Announcing alluxio 2.0

Alluxio 2.0 adds major capabilities to simplify and accelerate multi-cloud, data analytics and AI workloads. It is Alluxio’s largest open source release with the most new features and improvements since the creation of the project.

Dive into all of the Alluxio 2.0 features

data orchestration for multi-cloud

Automate data movement across storage systems based on pre-defined policies on an automated and on-going basis. This means that as data is created and hot, warm, cold data is managed, Alluxio can automate tiering of data across any number of storage systems across on-premises and across all clouds. 

With this, data platform teams can reduce storage costs by automatically managing only the most important data in expensive storage systems and moving other data to cheaper storage alternatives.

In addition to fine grained policies at the file level, now users can configure policies at any directory and folder level to streamline access of data as well as performance of workloads. These include defining behaviors for individual datasets on various core functions like writing data or syncing data with storage systems under Alluxio.

The new data service allows for highly efficient data movement including across cloud stores like AWS S3 andGoogle GCS, making expensive operations on object storage seamless to the compute framework.

support for hyper-scale data workloads

2.0 introduces a new option for tiered metadata management to support single cluster deployments with more than a billion files. We use RocksDB for off heap storage which is now the default. Metadata for hot data continues to be stored in the process memory on heap while the rest is managed by Alluxio outside the process memory. alluxio.master.metastore can be configured to change to only heap.

2.0 introduces the Alluxio Job Service, a distributed clustered service, that data operations such as replication, persistence, cross storage move and distributed load now use, for enabling high performance and massive scale. Take a look at all the file system APIs Alluxio supports.

New feature to configure a range for the number of copies of data stored in Alluxio that are automatically managed. alluxio.user.file.replication.max and alluxio.user.file.replication.min can be used to specify a range. A full list of all the user configurations can be found here.

A new fault tolerance and high availability mode for file and object metadata called the embedded journal that uses the RAFT consensus algorithm and is independent of any other external storage systems. This is particularly helpful for abstracting object storage. Learn about configuring embedded journal here.

Better Storage Abstraction for Completely Independent and elastic compute

Explosive growth of data has led enterprises to have many data silos including multiple Hadoop clusters across many different versions.

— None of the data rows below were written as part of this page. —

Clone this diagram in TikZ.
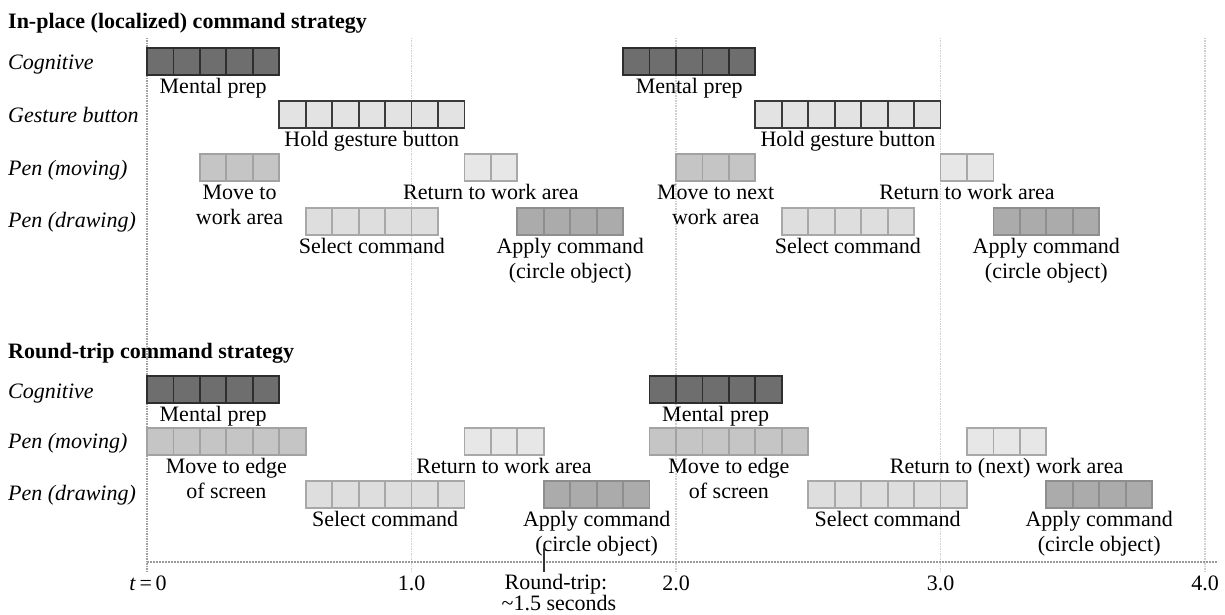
\documentclass[tikz,border=0pt]{standalone}
\usepackage{fontspec}
\setmainfont{Liberation Serif}
\usetikzlibrary{calc}

\definecolor{cogfill}{HTML}{6E6E6E}
\definecolor{cogline}{HTML}{2E2E2E}
\definecolor{gestfill}{HTML}{E3E3E3}
\definecolor{gestline}{HTML}{3A3A3A}
\definecolor{movefill}{HTML}{C5C5C5}
\definecolor{moveline}{HTML}{A2A2A2}
\definecolor{retfill}{HTML}{E7E7E7}
\definecolor{retline}{HTML}{A8A8A8}
\definecolor{selfill}{HTML}{DEDEDE}
\definecolor{selline}{HTML}{A8A8A8}
\definecolor{appfill}{HTML}{ABABAB}
\definecolor{appline}{HTML}{8E8E8E}
\definecolor{gridc}{HTML}{CFCFCF}
\definecolor{zeroc}{HTML}{A0A0A0}
\definecolor{axisc}{HTML}{9A9A9A}

\newcommand\figfont{\fontsize{22}{25}\selectfont}
\newcommand\twoline[2]{\begin{tabular}[t]{@{}c@{}}#1\\#2\end{tabular}}

% time bar: name, start (s), number of 0.1 s cells, top edge, fill colour, line colour
\newcommand\tbar[6]{%
  \node[draw=#6, fill=#5, line width=1.8pt, inner sep=0pt, outer sep=0pt,
        anchor=north west, minimum width={26.45*#3}, minimum height=27]
        (#1) at ({147+264.5*#2},#4) {};
  \foreach \k in {2,...,#3}
    \draw[#6, line width=1.8pt]
      ($(#1.north west)+({26.45*(\k-1)},0)$) -- ($(#1.south west)+({26.45*(\k-1)},0)$);
}
% caption under a bar: name, bar, text
\newcommand\tlabel[3]{\node[barlbl] (#1) at ($(#2.south)+(0,18.5)$) {#3};}

\begin{document}
\begin{tikzpicture}[x=1pt, y=-1pt,
  barlbl/.style={anchor=base, inner sep=0pt, font=\figfont},
  rowlbl/.style={anchor=base west, inner sep=0pt, font=\figfont\itshape},
  ttl/.style={anchor=base west, inner sep=0pt, font=\figfont\bfseries},
  ticklbl/.style={anchor=base, inner sep=0pt, font=\figfont},
  gridline/.style={gridc, line width=1.6pt, dash pattern=on 1.5pt off 1pt},
  zeroline/.style={zeroc, line width=1.6pt, dash pattern=on 1.5pt off 1pt},
  axisline/.style={axisc, line width=1.6pt, dash pattern=on 2pt off 1pt},
  marker/.style={black!80, line width=1.6pt}]

\useasboundingbox (0,0) rectangle (1225,615);

% time grid, t = 0 ... 4 s
\foreach \i in {0,...,4} {
  \coordinate (gt\i) at ({147+264.5*\i},38);
  \coordinate (gb\i) at ({147+264.5*\i},572);
}
\foreach \i in {1,...,4} \draw[gridline] (gt\i) -- (gb\i);
\draw[zeroline] (gt0) -- (gb0);

% time axis
\coordinate (ax0) at (147,562);
\coordinate (ax1) at (1218,562);
\draw[axisline] (ax0) -- (ax1);

% ---------- in-place strategy ----------
\node[ttl] (h1) at (8,29) {In-place (localized) command strategy};
\node[rowlbl] (r1) at (8,70)  {Cognitive};
\node[rowlbl] (r2) at (8,123) {Gesture button};
\node[rowlbl] (r3) at (8,175) {Pen (moving)};
\node[rowlbl] (r4) at (8,227) {Pen (drawing)};

\tbar{c1}{0}{5}{48}{cogfill}{cogline}
\tbar{c2}{1.8}{5}{48}{cogfill}{cogline}
\tbar{g1}{0.5}{7}{101}{gestfill}{gestline}
\tbar{g2}{2.3}{7}{101}{gestfill}{gestline}
\tbar{m1}{0.2}{3}{154}{movefill}{moveline}
\tbar{m2}{1.2}{2}{154}{retfill}{retline}
\tbar{m3}{2.0}{3}{154}{movefill}{moveline}
\tbar{m4}{3.0}{2}{154}{retfill}{retline}
\tbar{d1}{0.6}{5}{208}{selfill}{selline}
\tbar{d2}{1.4}{4}{208}{appfill}{appline}
\tbar{d3}{2.4}{5}{208}{selfill}{selline}
\tbar{d4}{3.2}{4}{208}{appfill}{appline}

\tlabel{lc1}{c1}{Mental prep}
\tlabel{lc2}{c2}{Mental prep}
\tlabel{lg1}{g1}{Hold gesture button}
\tlabel{lg2}{g2}{Hold gesture button}
\tlabel{lm1}{m1}{\twoline{Move to}{work area}}
\tlabel{lm2}{m2}{Return to work area}
\tlabel{lm3}{m3}{\twoline{Move to next}{work area}}
\tlabel{lm4}{m4}{Return to work area}
\tlabel{ld1}{d1}{Select command}
\tlabel{ld2}{d2}{\twoline{Apply command}{(circle object)}}
\tlabel{ld3}{d3}{Select command}
\tlabel{ld4}{d4}{\twoline{Apply command}{(circle object)}}

% ---------- round-trip strategy ----------
\node[ttl] (h2) at (8,358) {Round-trip command strategy};
\node[rowlbl] (s1) at (8,398) {Cognitive};
\node[rowlbl] (s2) at (8,448) {Pen (moving)};
\node[rowlbl] (s3) at (8,500) {Pen (drawing)};

\tbar{C1}{0}{5}{376}{cogfill}{cogline}
\tbar{C2}{1.9}{5}{376}{cogfill}{cogline}
\tbar{M1}{0}{6}{428}{movefill}{moveline}
\tbar{M2}{1.2}{3}{428}{retfill}{retline}
\tbar{M3}{1.9}{6}{428}{movefill}{moveline}
\tbar{M4}{3.1}{3}{428}{retfill}{retline}
\tbar{D1}{0.6}{6}{481}{selfill}{selline}
\tbar{D2}{1.5}{4}{481}{appfill}{appline}
\tbar{D3}{2.5}{6}{481}{selfill}{selline}
\tbar{D4}{3.4}{4}{481}{appfill}{appline}

\tlabel{LC1}{C1}{Mental prep}
\tlabel{LC2}{C2}{Mental prep}
\tlabel{LM1}{M1}{\twoline{Move to edge}{of screen}}
\tlabel{LM2}{M2}{Return to work area}
\tlabel{LM3}{M3}{\twoline{Move to edge}{of screen}}
\tlabel{LM4}{M4}{Return to (next) work area}
\tlabel{LD1}{D1}{Select command}
\tlabel{LD2}{D2}{\twoline{Apply command}{(circle object)}}
\tlabel{LD3}{D3}{Select command}
\tlabel{LD4}{D4}{\twoline{Apply command}{(circle object)}}

% round-trip marker at t = 1.5 s
\coordinate (rt0) at ({147+264.5*1.5},548);
\coordinate (rt1) at ({147+264.5*1.5},572);
\draw[marker] (rt0) -- (rt1);

% axis labels
\node[ticklbl] (t0) at ($(gb0)+(1,18)$) {\textit{t}\,=\,0};
\node[ticklbl] (t1) at ($(gb1)+(0,18)$) {1.0};
\node[ticklbl] (t2) at ($(gb2)+(0,18)$) {2.0};
\node[ticklbl] (t3) at ($(gb3)+(0,18)$) {3.0};
\node[ticklbl] (t4) at ($(gb4)+(0,18)$) {4.0};
\node[ticklbl] (rtl1) at (556,589) {Round-trip:};
\node[ticklbl] (rtl2) at (559,610) {\textasciitilde1.5 seconds};

\end{tikzpicture}
\end{document}
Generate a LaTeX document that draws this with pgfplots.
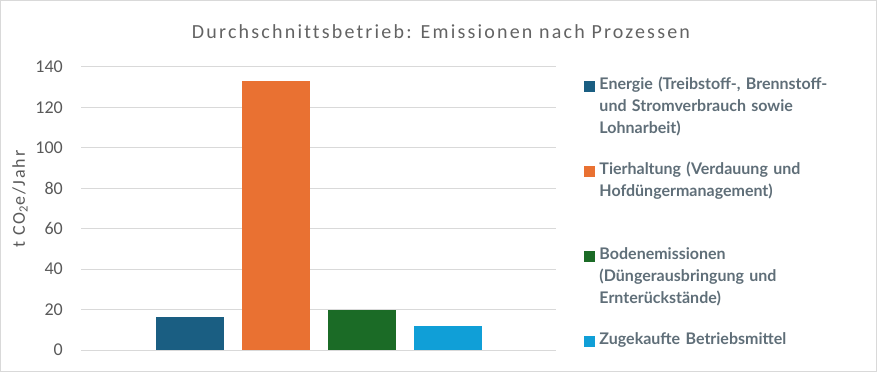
\documentclass[border=0pt]{standalone}
\usepackage{fontspec}
\setmainfont{Carlito}
\newfontfamily\lato{Lato}
\usepackage{pgfplots}
\pgfplotsset{compat=1.18}
\definecolor{cEn}{HTML}{1A5E82}
\definecolor{cTi}{HTML}{E97132}
\definecolor{cBo}{HTML}{1B6B26}
\definecolor{cZu}{HTML}{109FD7}
\definecolor{txt}{HTML}{595959}
\definecolor{ttl}{HTML}{636363}
\definecolor{leg}{HTML}{5F6E78}
\definecolor{gridc}{HTML}{D9D9D9}
\begin{document}
\begin{tikzpicture}[x=1bp,y=1bp]
\useasboundingbox (0,0) rectangle (877,372);
\draw[gridc, line width=1.5bp] (0.75,0.75) rectangle (876.25,371.25);
\node[anchor=base, inner sep=0pt, font=\fontsize{20bp}{22bp}\selectfont\addfontfeatures{LetterSpace=11,Ligatures=NoCommon}, text=ttl] at (441,334) {Durchschnittsbetrieb: Emissionen nach Prozessen};
\node[rotate=90, font=\fontsize{18bp}{20bp}\selectfont\addfontfeatures{LetterSpace=10}, text=txt] at (20,173) {t CO\textsubscript{2}e/Jahr};
\begin{axis}[
  at={(81bp,22bp)}, anchor=south west,
  scale only axis, width=475bp, height=283bp,
  xmin=-1.267, xmax=4.256, ymin=0, ymax=140,
  axis line style={draw=none},
  major tick length=0pt,
  xtick=\empty,
  ytick={0,20,...,140},
  ymajorgrids,
  grid style={gridc, line width=1bp},
  /pgf/number format/assume math mode=true,
  yticklabel style={font=\fontsize{18bp}{20bp}\selectfont, text=txt, anchor=east, inner sep=0pt, xshift=-18bp},
  legend style={at={(1.0589,0.960)}, anchor=north west, draw=none, fill=none,
    inner sep=0pt, outer sep=0pt, row sep=0pt, column sep=4.5bp,
    cells={anchor=base west},
    nodes={inner sep=0pt, text width=260bp, align=left, text height=11bp, text depth=74bp,
      font=\lato\bfseries\fontsize{16bp}{22bp}\selectfont, text=leg}},
  legend image code/.code={\fill[#1] (0bp,-2.5bp) rectangle (11bp,8bp);},
]
\addplot[ybar, bar shift=0pt, bar width=0.79, fill=cEn, draw=none] coordinates {(0,16.5)};
\addlegendentry{Energie (Treibstoff-, Brennstoff-\\und Stromverbrauch sowie\\Lohnarbeit)}
\addplot[ybar, bar shift=0pt, bar width=0.79, fill=cTi, draw=none] coordinates {(1,133)};
\addlegendentry{Tierhaltung (Verdauung und\\Hofdüngermanagement)}
\addplot[ybar, bar shift=0pt, bar width=0.79, fill=cBo, draw=none] coordinates {(2,19.9)};
\addlegendentry{Bodenemissionen\\(Düngerausbringung und\\Ernterückstände)}
\addplot[ybar, bar shift=0pt, bar width=0.79, fill=cZu, draw=none] coordinates {(3,12)};
\addlegendentry{Zugekaufte Betriebsmittel}
\end{axis}
\end{tikzpicture}
\end{document}
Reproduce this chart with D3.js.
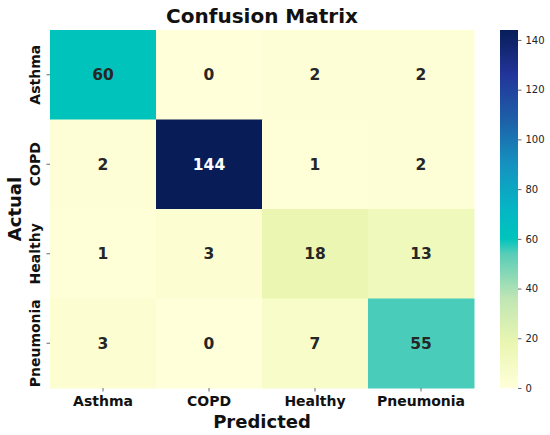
<!DOCTYPE html>
<html>
<head>
<meta charset="utf-8">
<script src="https://cdn.jsdelivr.net/npm/d3@7"></script>
<style>
  body { margin: 0; background: #fff; }
  text { font-family: "DejaVu Sans", sans-serif; }
</style>
</head>
<body>
<div id="chart"></div>
<script>
let labels = ["Asthma", "COPD", "Healthy", "Pneumonia"];
let matrix = [
  [60, 0, 2, 2],
  [2, 144, 1, 2],
  [1, 3, 18, 13],
  [3, 0, 7, 55]
];
let colorTicks = [0, 20, 40, 60, 80, 100, 120, 140];

let width = 550;
let height = 435;
let plotLeft = 50, plotRight = 474, plotTop = 30, plotBottom = 388;
let cbLeft = 500, cbWidth = 18;

// YlGnBu as it looks in the picture
let stops = [0, 18, 36, 54, 60, 72, 90, 108, 126, 144];
let stopColors = ["#ffffd9", "#eaf6b1", "#c0e6b4", "#58cdb8", "#00c4bc", "#05b6c4",
  "#1592c0", "#1d5fa8", "#22359a", "#081d58"];
let color = d3.scaleLinear().domain(stops).range(stopColors).interpolate(d3.interpolateRgb);

let svg = d3.select("#chart")
  .append("svg")
  .attr("width", width)
  .attr("height", height);

let x = d3.scaleBand().domain(labels).range([plotLeft, plotRight]);
let y = d3.scaleBand().domain(labels).range([plotTop, plotBottom]);

let cells = [];
matrix.forEach((row, i) => row.forEach((v, j) => cells.push({ actual: labels[i], pred: labels[j], v: v })));

svg.append("g")
  .selectAll("rect")
  .data(cells)
  .enter()
  .append("rect")
  .attr("x", d => x(d.pred))
  .attr("y", d => y(d.actual))
  .attr("width", x.bandwidth() + 0.5)
  .attr("height", y.bandwidth() + 0.5)
  .attr("fill", d => color(d.v));

svg.append("g")
  .selectAll("text")
  .data(cells)
  .enter()
  .append("text")
  .attr("x", d => x(d.pred) + x.bandwidth() / 2)
  .attr("y", d => y(d.actual) + y.bandwidth() / 2)
  .attr("dy", "0.36em")
  .attr("text-anchor", "middle")
  .style("font-size", "15.5px")
  .style("font-weight", "bold")
  .attr("fill", d => d.v > 90 ? "#ffffff" : "#262626")
  .text(d => d.v);

/* axes */
let xAxis = svg.append("g")
  .attr("transform", `translate(0, ${plotBottom})`)
  .call(d3.axisBottom(x).tickSize(3.5).tickPadding(5));
xAxis.select(".domain").remove();
xAxis.selectAll("line").attr("stroke", "#444").attr("stroke-width", 0.8);
xAxis.selectAll("text")
  .attr("fill", "#111")
  .style("font-size", "14px")
  .style("font-weight", "bold")
  .style("font-family", "DejaVu Sans");

let yAxis = svg.append("g")
  .attr("transform", `translate(${plotLeft}, 0)`)
  .call(d3.axisLeft(y).tickSize(3.5).tickPadding(5));
yAxis.select(".domain").remove();
yAxis.selectAll("line").attr("stroke", "#444").attr("stroke-width", 0.8);
yAxis.selectAll("text")
  .attr("fill", "#111")
  .style("font-size", "14px")
  .style("font-weight", "bold")
  .style("font-family", "DejaVu Sans")
  .attr("text-anchor", "middle")
  .attr("x", 0)
  .attr("dy", 0)
  .attr("transform", "translate(-10, 0) rotate(-90)");

svg.append("text")
  .attr("x", (plotLeft + plotRight) / 2)
  .attr("y", 23)
  .attr("text-anchor", "middle")
  .style("font-size", "20px")
  .style("font-weight", "bold")
  .attr("fill", "#111")
  .text("Confusion Matrix");

svg.append("text")
  .attr("x", (plotLeft + plotRight) / 2)
  .attr("y", 428)
  .attr("text-anchor", "middle")
  .style("font-size", "18px")
  .style("font-weight", "bold")
  .attr("fill", "#111")
  .text("Predicted");

svg.append("text")
  .attr("transform", `translate(21, ${(plotTop + plotBottom) / 2}) rotate(-90)`)
  .attr("text-anchor", "middle")
  .style("font-size", "18px")
  .style("font-weight", "bold")
  .attr("fill", "#111")
  .text("Actual");

/* colorbar */
let cbScale = d3.scaleLinear().domain([0, 144]).range([plotBottom, plotTop]);
let defs = svg.append("defs");
let grad = defs.append("linearGradient")
  .attr("id", "cb")
  .attr("x1", 0).attr("y1", 1).attr("x2", 0).attr("y2", 0);
grad.selectAll("stop")
  .data(stops)
  .enter()
  .append("stop")
  .attr("offset", d => d / 144)
  .attr("stop-color", d => color(d));

svg.append("rect")
  .attr("x", cbLeft)
  .attr("y", plotTop)
  .attr("width", cbWidth)
  .attr("height", plotBottom - plotTop)
  .attr("fill", "url(#cb)");

let cbAxis = svg.append("g")
  .attr("transform", `translate(${cbLeft + cbWidth}, 0)`)
  .call(d3.axisRight(cbScale).tickValues(colorTicks).tickSize(3.5).tickPadding(4));
cbAxis.select(".domain").remove();
cbAxis.selectAll("line").attr("stroke", "#444").attr("stroke-width", 0.8);
cbAxis.selectAll("text")
  .attr("fill", "#222")
  .style("font-size", "10px")
  .style("font-family", "DejaVu Sans");
</script>
</body>
</html>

Unified access across these clusters is currently very difficult. With Alluxio 2.0, users can connect to multiple HDFS clusters with any version to Alluxio and unify data access across them. Find the list of supported HDFS versions here.

New capability integrates with HDFS iNotify to update any data and metadata changes that happen to files stored in Hadoop allowing for applications accessing data via Alluxio to proactively receive the latest updates.

Compute Optimized Data Access for Cloud Analytics

Users can now partition a single Alluxio based on any dimension, so that datasets for each framework or workload isn’t contaminated by the other. Most common usage includes partitioning the cluster by framework Spark, Presto etc. In addition, this allows for reduced data transfer costs, constraining data to stay within a specific zone or region.

Users can now bring in data even from web-based data sources to aggregate in Alluxio to perform their analytics. Any web location with files can be simplify pointed to Alluxio to be pulled in as needed based on the query or model run. 

Amazon aWS support

As users move to cloud services to deploy analytical and AI workloads, services like AWS EMR are increasingly used. Alluxio can now be seamlessly bootstrapped into an AWS EMR cluster making it available as a data layer within EMR for Spark, Presto and Hive frameworks. Users now have a high-performance alternative to cache data from S3 or remote data while also reducing data copies maintained in EMR.

Architectural Foundations Using Open Source

RocksDB is now used for tiering metadata of files and objects for data that Alluxio manages to enable hyperscale

Google’s highly efficient version of RPC is now the core transport protocol used for communication within the cluster as well as between the Alluxio client and master, making communications more efficient.